All of this matters for three reasons.

First, as a moral matter, it’s important that people are able to keep more of their income. It’s theirs.
 
Second, even if cuts in tax rates cause state government revenue to be lower than otherwise, that will somewhat constrain the future growth in government spending. The reason is that, unlike the federal government, state governments can’t print money and almost all have some degree of a balanced-budget requirement.
 
Third, high income tax rates distort the economy, causing people to engage in tax avoidance (which is legal) and tax evasion (which is illegal.) Tax avoidance means not only aggressively finding legitimate deductions when you do your taxes; it also includes working less and making less money. Cutting tax rates reduces tax avoidance and tax evasion.
 
Here are the details: 
  • In Arkansas, the top marginal income tax rate is now 4.7 percent, down from 4.9 percent, after it fell from 5.5 to 4.9 percent in 2022. 
  • In 2024, Indiana’s government, which has a flat tax rate, will reduce the income tax rate from 3.23 percent to 2.9 percent by 2027. 
  • On April 28, North Dakota Governor (and now GOP presidential candidate) Doug Burgum signed a law that cuts the top income tax rate from 2.9 percent to 2.5 percent and cuts the other lower rates also. 
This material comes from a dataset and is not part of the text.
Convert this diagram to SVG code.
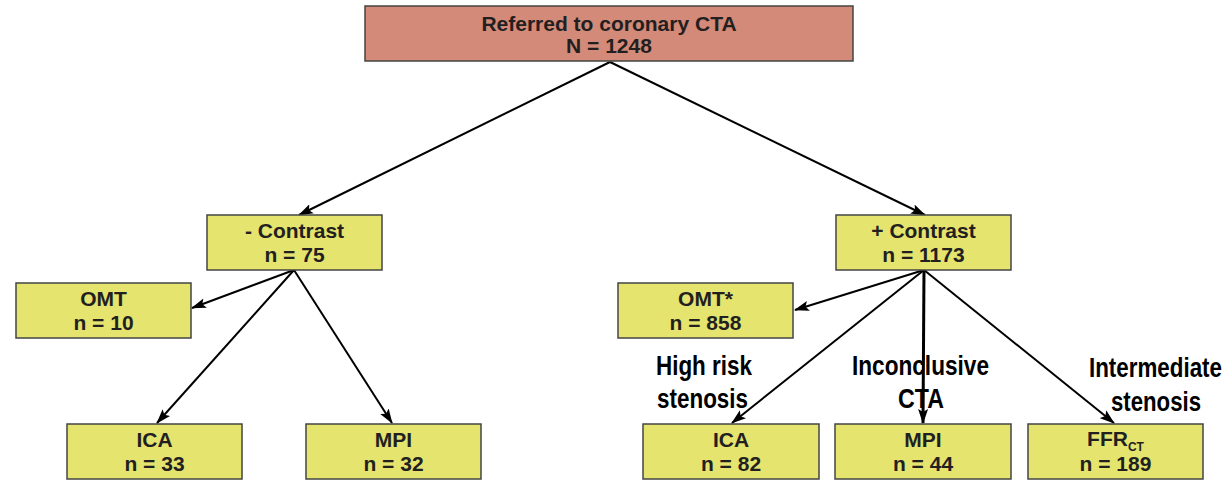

  • With a bill passed in March, West Virginia’s government cut the top marginal income rate from 6.5 percent to 5.12 percent and cut the lower tax rates across the board. 
  • As noted above, even Connecticut’s Democratic governor cut tax rates somewhat. He and the legislature cut the lowest tax rate from 3 percent to 2 percent and the next lowest tax rate from 5 percent to 4.5 percent. Unfortunately, he left higher tax rates intact, including the top marginal tax rate of 6.99 percent. Still, that’s some progress.